# INFORMATION SUPPLIED start
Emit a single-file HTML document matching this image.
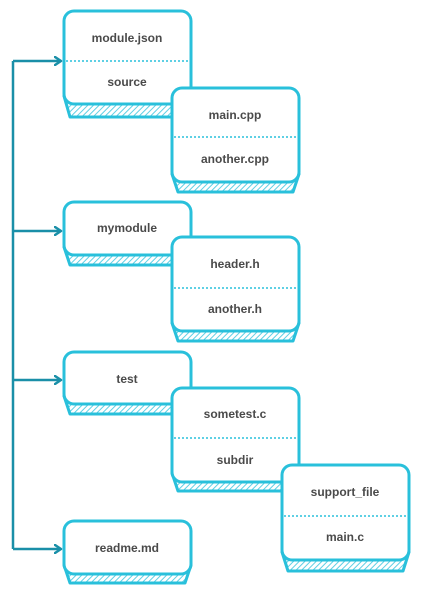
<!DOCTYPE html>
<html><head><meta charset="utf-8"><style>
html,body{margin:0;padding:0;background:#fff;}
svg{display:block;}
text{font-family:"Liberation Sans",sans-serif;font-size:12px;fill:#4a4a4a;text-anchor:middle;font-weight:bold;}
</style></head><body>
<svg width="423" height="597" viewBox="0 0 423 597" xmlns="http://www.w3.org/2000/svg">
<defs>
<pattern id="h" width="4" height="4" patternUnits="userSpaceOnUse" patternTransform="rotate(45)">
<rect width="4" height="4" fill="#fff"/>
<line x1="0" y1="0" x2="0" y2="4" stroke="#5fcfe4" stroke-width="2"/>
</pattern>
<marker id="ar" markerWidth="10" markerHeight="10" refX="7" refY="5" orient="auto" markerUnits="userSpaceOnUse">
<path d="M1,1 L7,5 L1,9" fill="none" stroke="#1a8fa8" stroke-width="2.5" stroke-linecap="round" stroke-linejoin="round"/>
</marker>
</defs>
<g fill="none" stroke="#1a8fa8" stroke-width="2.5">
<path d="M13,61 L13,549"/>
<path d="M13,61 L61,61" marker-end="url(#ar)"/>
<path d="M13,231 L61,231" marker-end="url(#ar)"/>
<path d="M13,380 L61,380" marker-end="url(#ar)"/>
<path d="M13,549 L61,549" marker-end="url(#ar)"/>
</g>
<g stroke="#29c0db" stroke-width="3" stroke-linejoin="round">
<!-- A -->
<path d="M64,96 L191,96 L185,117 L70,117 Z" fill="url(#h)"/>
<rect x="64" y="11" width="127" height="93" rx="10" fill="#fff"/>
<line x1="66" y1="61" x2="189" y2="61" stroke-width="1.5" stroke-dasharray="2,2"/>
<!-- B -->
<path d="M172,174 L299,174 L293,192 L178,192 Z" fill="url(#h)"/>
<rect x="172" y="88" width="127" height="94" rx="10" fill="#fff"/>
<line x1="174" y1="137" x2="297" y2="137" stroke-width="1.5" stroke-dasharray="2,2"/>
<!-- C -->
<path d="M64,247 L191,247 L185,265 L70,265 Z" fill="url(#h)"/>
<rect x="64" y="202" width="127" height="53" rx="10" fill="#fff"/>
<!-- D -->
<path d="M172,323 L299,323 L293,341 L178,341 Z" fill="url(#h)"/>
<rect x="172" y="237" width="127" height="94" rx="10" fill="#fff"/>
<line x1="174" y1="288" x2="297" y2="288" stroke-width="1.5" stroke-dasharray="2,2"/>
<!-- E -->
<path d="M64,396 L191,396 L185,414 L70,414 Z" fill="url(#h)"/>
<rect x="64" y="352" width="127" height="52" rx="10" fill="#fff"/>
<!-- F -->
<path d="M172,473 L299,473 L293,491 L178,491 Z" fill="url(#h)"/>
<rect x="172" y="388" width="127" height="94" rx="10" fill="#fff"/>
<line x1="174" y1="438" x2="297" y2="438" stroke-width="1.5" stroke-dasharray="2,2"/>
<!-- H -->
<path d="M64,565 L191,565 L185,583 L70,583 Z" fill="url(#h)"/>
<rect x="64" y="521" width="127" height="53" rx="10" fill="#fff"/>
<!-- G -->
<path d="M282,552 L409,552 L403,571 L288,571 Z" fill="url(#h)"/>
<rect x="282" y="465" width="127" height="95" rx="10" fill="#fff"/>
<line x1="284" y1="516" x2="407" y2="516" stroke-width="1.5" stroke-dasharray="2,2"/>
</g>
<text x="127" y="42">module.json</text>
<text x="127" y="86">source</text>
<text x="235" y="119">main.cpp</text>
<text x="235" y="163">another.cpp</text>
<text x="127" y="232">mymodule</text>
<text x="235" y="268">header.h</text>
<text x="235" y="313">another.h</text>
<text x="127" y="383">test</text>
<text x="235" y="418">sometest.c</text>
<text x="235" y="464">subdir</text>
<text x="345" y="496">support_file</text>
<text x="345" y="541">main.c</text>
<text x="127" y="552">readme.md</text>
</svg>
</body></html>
# INFORMATION SUPPLIED end
• AIM OF THE TASK
Leave out the pictures and retype every line above exactly.

• OUTPUT FOR THIS EXERCISE
Emit a single-file HTML document matching this image.
<!DOCTYPE html>
<html><head><meta charset="utf-8"><style>
html,body{margin:0;padding:0;background:#fff;}
svg{display:block;}
text{font-family:"Liberation Sans",sans-serif;font-size:12px;fill:#4a4a4a;text-anchor:middle;font-weight:bold;}
</style></head><body>
<svg width="423" height="597" viewBox="0 0 423 597" xmlns="http://www.w3.org/2000/svg">
<defs>
<pattern id="h" width="4" height="4" patternUnits="userSpaceOnUse" patternTransform="rotate(45)">
<rect width="4" height="4" fill="#fff"/>
<line x1="0" y1="0" x2="0" y2="4" stroke="#5fcfe4" stroke-width="2"/>
</pattern>
<marker id="ar" markerWidth="10" markerHeight="10" refX="7" refY="5" orient="auto" markerUnits="userSpaceOnUse">
<path d="M1,1 L7,5 L1,9" fill="none" stroke="#1a8fa8" stroke-width="2.5" stroke-linecap="round" stroke-linejoin="round"/>
</marker>
</defs>
<g fill="none" stroke="#1a8fa8" stroke-width="2.5">
<path d="M13,61 L13,549"/>
<path d="M13,61 L61,61" marker-end="url(#ar)"/>
<path d="M13,231 L61,231" marker-end="url(#ar)"/>
<path d="M13,380 L61,380" marker-end="url(#ar)"/>
<path d="M13,549 L61,549" marker-end="url(#ar)"/>
</g>
<g stroke="#29c0db" stroke-width="3" stroke-linejoin="round">
<!-- A -->
<path d="M64,96 L191,96 L185,117 L70,117 Z" fill="url(#h)"/>
<rect x="64" y="11" width="127" height="93" rx="10" fill="#fff"/>
<line x1="66" y1="61" x2="189" y2="61" stroke-width="1.5" stroke-dasharray="2,2"/>
<!-- B -->
<path d="M172,174 L299,174 L293,192 L178,192 Z" fill="url(#h)"/>
<rect x="172" y="88" width="127" height="94" rx="10" fill="#fff"/>
<line x1="174" y1="137" x2="297" y2="137" stroke-width="1.5" stroke-dasharray="2,2"/>
<!-- C -->
<path d="M64,247 L191,247 L185,265 L70,265 Z" fill="url(#h)"/>
<rect x="64" y="202" width="127" height="53" rx="10" fill="#fff"/>
<!-- D -->
<path d="M172,323 L299,323 L293,341 L178,341 Z" fill="url(#h)"/>
<rect x="172" y="237" width="127" height="94" rx="10" fill="#fff"/>
<line x1="174" y1="288" x2="297" y2="288" stroke-width="1.5" stroke-dasharray="2,2"/>
<!-- E -->
<path d="M64,396 L191,396 L185,414 L70,414 Z" fill="url(#h)"/>
<rect x="64" y="352" width="127" height="52" rx="10" fill="#fff"/>
<!-- F -->
<path d="M172,473 L299,473 L293,491 L178,491 Z" fill="url(#h)"/>
<rect x="172" y="388" width="127" height="94" rx="10" fill="#fff"/>
<line x1="174" y1="438" x2="297" y2="438" stroke-width="1.5" stroke-dasharray="2,2"/>
<!-- H -->
<path d="M64,565 L191,565 L185,583 L70,583 Z" fill="url(#h)"/>
<rect x="64" y="521" width="127" height="53" rx="10" fill="#fff"/>
<!-- G -->
<path d="M282,552 L409,552 L403,571 L288,571 Z" fill="url(#h)"/>
<rect x="282" y="465" width="127" height="95" rx="10" fill="#fff"/>
<line x1="284" y1="516" x2="407" y2="516" stroke-width="1.5" stroke-dasharray="2,2"/>
</g>
<text x="127" y="42">module.json</text>
<text x="127" y="86">source</text>
<text x="235" y="119">main.cpp</text>
<text x="235" y="163">another.cpp</text>
<text x="127" y="232">mymodule</text>
<text x="235" y="268">header.h</text>
<text x="235" y="313">another.h</text>
<text x="127" y="383">test</text>
<text x="235" y="418">sometest.c</text>
<text x="235" y="464">subdir</text>
<text x="345" y="496">support_file</text>
<text x="345" y="541">main.c</text>
<text x="127" y="552">readme.md</text>
</svg>
</body></html>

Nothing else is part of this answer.